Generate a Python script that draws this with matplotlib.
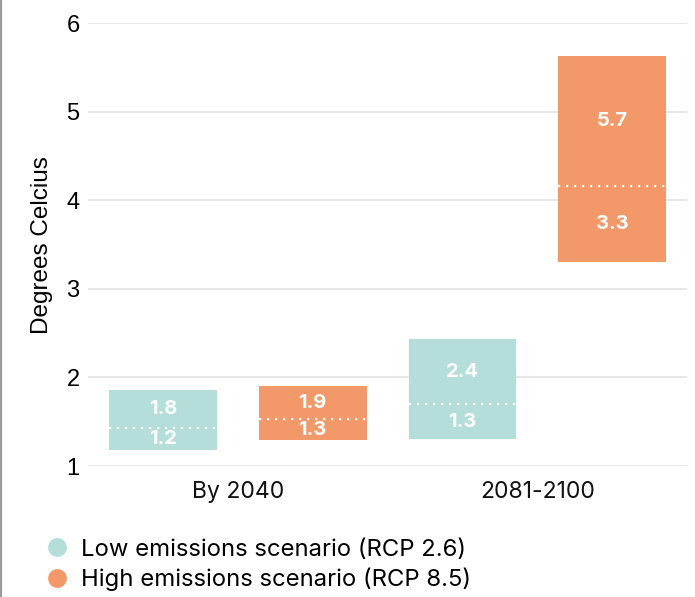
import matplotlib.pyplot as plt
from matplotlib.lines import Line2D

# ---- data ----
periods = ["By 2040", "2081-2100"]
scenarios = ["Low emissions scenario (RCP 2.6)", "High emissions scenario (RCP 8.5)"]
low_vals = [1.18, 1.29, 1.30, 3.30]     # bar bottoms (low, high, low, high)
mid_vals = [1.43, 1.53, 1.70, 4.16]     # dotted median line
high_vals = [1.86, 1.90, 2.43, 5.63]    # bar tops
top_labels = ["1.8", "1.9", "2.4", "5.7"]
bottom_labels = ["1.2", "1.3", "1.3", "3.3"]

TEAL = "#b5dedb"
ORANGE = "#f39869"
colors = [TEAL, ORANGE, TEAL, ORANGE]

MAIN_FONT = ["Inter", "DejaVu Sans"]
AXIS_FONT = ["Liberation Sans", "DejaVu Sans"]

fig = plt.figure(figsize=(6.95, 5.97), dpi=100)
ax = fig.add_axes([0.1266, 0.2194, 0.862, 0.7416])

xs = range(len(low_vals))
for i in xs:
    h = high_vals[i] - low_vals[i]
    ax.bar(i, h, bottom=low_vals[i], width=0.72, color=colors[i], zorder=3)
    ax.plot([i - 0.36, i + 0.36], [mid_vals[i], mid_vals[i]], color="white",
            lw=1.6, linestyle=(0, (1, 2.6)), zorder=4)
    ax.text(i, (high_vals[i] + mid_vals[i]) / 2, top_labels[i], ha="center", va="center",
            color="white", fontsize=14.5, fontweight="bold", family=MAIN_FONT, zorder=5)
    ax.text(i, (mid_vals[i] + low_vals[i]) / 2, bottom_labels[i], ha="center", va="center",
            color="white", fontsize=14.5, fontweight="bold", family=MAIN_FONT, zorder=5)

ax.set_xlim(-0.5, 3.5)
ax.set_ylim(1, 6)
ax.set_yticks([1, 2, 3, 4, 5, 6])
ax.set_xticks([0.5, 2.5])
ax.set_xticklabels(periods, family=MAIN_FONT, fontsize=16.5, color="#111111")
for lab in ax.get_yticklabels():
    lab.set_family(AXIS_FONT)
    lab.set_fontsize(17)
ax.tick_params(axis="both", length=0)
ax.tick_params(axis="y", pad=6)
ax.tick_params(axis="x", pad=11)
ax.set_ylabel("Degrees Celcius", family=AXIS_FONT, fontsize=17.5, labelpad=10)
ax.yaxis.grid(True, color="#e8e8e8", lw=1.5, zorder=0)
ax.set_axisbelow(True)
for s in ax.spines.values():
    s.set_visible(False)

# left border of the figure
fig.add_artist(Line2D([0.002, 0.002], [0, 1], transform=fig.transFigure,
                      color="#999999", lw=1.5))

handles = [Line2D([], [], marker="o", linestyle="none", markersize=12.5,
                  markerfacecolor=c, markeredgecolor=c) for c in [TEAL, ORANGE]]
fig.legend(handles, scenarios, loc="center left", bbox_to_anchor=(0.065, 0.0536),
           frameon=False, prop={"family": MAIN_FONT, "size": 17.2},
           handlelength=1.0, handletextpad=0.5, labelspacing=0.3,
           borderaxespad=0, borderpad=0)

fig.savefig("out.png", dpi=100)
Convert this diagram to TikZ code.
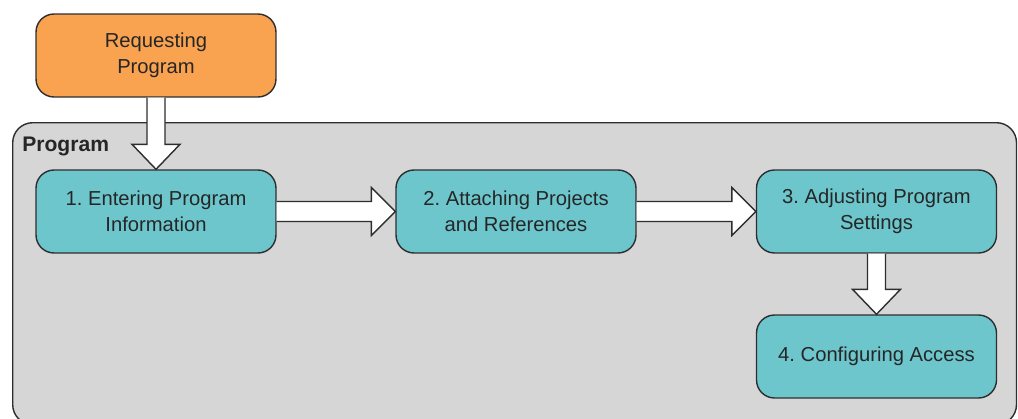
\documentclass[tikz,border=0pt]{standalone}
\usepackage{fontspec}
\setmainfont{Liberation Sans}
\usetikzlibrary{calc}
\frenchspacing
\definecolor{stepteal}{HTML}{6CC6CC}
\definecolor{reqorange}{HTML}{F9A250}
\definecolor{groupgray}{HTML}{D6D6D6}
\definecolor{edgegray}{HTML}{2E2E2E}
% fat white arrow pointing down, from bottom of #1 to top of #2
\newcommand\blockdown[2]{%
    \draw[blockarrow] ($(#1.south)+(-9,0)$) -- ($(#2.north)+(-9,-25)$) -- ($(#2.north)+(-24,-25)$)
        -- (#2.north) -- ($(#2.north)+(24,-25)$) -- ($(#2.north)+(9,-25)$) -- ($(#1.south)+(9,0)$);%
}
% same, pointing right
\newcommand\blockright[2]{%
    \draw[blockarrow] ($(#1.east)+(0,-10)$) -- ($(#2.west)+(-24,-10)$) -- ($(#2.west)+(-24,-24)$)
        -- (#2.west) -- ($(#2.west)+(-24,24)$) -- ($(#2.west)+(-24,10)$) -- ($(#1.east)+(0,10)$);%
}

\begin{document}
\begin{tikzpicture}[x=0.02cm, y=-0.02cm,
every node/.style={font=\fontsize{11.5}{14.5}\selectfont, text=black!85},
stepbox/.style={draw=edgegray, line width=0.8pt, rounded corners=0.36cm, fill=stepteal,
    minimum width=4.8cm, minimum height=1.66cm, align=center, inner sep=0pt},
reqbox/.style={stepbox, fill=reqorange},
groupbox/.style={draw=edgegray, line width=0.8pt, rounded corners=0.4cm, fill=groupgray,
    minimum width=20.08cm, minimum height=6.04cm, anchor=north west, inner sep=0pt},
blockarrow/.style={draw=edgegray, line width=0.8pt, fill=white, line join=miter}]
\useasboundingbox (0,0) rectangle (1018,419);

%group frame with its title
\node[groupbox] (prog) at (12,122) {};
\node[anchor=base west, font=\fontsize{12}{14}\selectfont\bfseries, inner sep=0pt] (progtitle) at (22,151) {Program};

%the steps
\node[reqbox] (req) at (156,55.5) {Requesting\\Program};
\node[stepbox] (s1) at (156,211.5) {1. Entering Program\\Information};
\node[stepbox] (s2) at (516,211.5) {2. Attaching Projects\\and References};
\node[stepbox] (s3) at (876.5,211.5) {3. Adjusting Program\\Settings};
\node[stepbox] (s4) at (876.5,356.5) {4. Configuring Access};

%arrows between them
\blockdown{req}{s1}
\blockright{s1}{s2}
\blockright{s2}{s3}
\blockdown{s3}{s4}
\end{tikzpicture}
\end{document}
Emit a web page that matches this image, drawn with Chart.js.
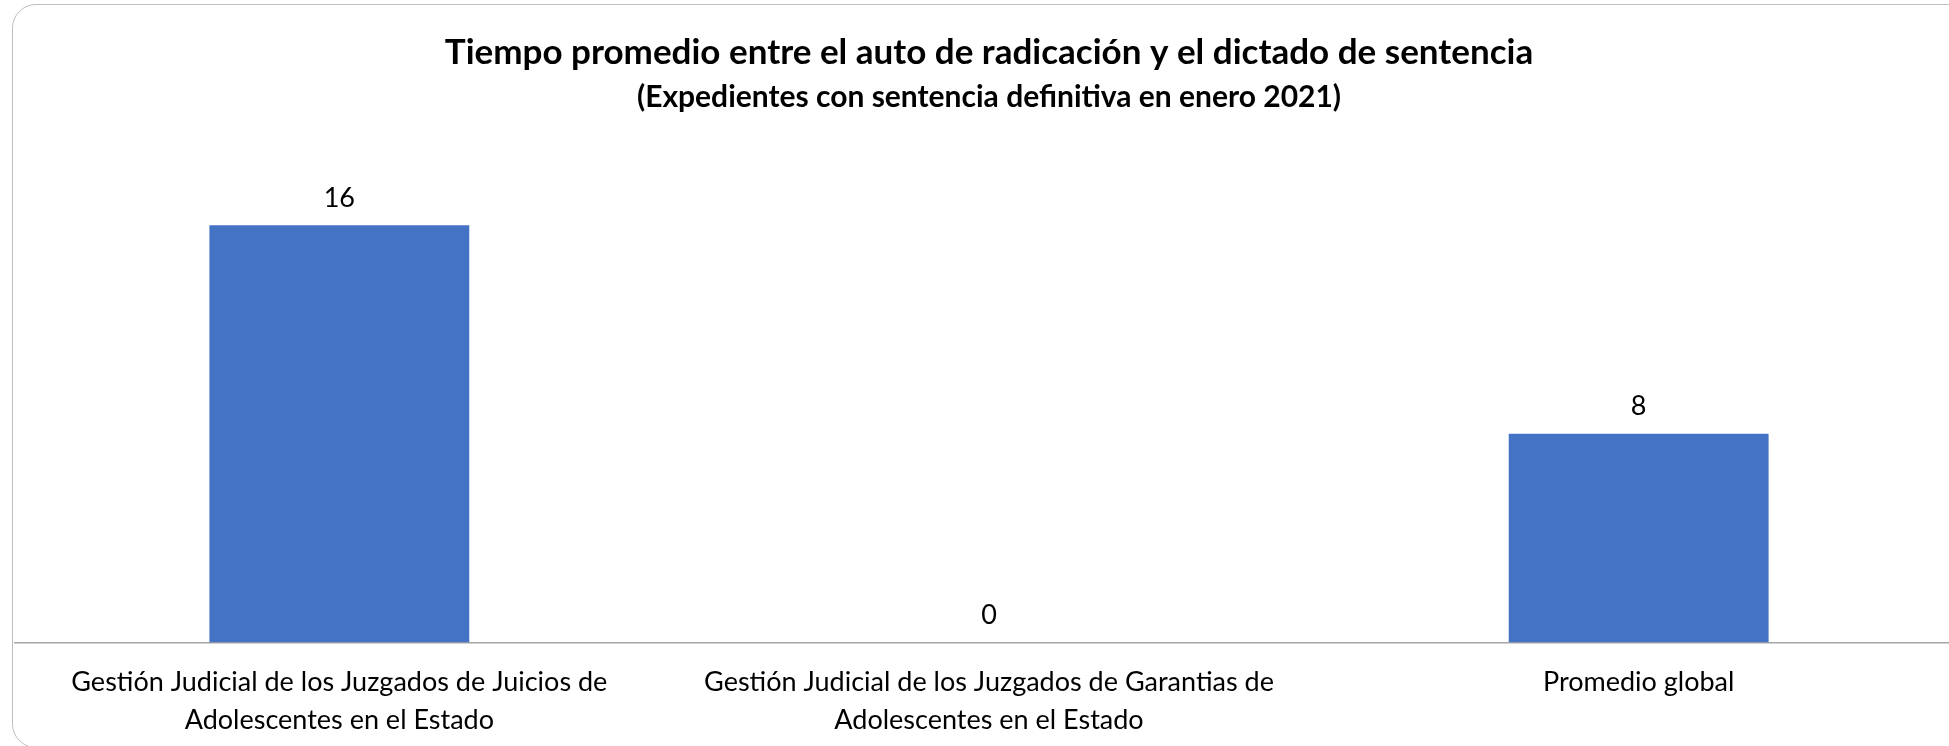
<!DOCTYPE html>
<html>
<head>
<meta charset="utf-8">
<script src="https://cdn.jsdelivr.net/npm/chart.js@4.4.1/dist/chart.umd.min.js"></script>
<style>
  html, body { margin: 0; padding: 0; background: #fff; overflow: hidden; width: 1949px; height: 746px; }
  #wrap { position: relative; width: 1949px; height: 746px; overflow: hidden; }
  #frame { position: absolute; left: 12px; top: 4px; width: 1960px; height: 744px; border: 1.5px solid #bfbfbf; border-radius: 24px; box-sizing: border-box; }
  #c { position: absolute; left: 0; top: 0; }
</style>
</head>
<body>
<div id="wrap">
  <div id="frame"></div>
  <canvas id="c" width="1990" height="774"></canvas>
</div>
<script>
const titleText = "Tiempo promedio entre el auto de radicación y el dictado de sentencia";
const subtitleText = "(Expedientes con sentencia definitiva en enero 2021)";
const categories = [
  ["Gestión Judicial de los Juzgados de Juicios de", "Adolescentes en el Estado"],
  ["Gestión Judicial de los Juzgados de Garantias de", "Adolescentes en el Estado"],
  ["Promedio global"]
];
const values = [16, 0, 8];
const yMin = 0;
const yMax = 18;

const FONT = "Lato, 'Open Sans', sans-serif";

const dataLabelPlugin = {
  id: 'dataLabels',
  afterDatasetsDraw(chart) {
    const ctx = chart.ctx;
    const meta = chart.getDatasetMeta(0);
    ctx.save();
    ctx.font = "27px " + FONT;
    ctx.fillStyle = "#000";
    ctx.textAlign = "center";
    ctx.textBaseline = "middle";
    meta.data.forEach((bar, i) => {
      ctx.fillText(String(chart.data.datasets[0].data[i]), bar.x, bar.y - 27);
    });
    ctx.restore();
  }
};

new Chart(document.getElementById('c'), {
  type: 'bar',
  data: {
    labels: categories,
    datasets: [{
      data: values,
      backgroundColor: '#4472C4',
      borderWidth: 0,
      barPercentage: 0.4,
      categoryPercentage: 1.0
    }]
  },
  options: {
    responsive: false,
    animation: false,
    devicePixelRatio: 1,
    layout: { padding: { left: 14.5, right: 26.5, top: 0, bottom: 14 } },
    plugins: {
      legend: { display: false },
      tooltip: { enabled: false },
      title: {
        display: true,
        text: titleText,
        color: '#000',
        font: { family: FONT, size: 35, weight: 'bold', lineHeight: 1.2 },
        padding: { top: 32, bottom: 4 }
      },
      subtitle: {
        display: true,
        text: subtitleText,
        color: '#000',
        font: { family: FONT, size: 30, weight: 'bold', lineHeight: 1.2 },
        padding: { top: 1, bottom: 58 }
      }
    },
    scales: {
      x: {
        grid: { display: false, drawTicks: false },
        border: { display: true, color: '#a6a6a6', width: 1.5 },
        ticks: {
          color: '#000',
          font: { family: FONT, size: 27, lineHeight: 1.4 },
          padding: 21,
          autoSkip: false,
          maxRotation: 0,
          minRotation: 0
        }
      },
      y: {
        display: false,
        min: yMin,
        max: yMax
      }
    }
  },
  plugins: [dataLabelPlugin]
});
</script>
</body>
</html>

## DIRECTIONS FOR THIS TASK
Without the pictures, copy the entries from their first line through the line containing "ax = fig.add_axes([0.1266, 0.2194, 0.862, 0.7416])", and only those lines.

## WRITTEN ANSWER
Generate a Python script that draws this with matplotlib.
import matplotlib.pyplot as plt
from matplotlib.lines import Line2D

# ---- data ----
periods = ["By 2040", "2081-2100"]
scenarios = ["Low emissions scenario (RCP 2.6)", "High emissions scenario (RCP 8.5)"]
low_vals = [1.18, 1.29, 1.30, 3.30]     # bar bottoms (low, high, low, high)
mid_vals = [1.43, 1.53, 1.70, 4.16]     # dotted median line
high_vals = [1.86, 1.90, 2.43, 5.63]    # bar tops
top_labels = ["1.8", "1.9", "2.4", "5.7"]
bottom_labels = ["1.2", "1.3", "1.3", "3.3"]

TEAL = "#b5dedb"
ORANGE = "#f39869"
colors = [TEAL, ORANGE, TEAL, ORANGE]

MAIN_FONT = ["Inter", "DejaVu Sans"]
AXIS_FONT = ["Liberation Sans", "DejaVu Sans"]

fig = plt.figure(figsize=(6.95, 5.97), dpi=100)
ax = fig.add_axes([0.1266, 0.2194, 0.862, 0.7416])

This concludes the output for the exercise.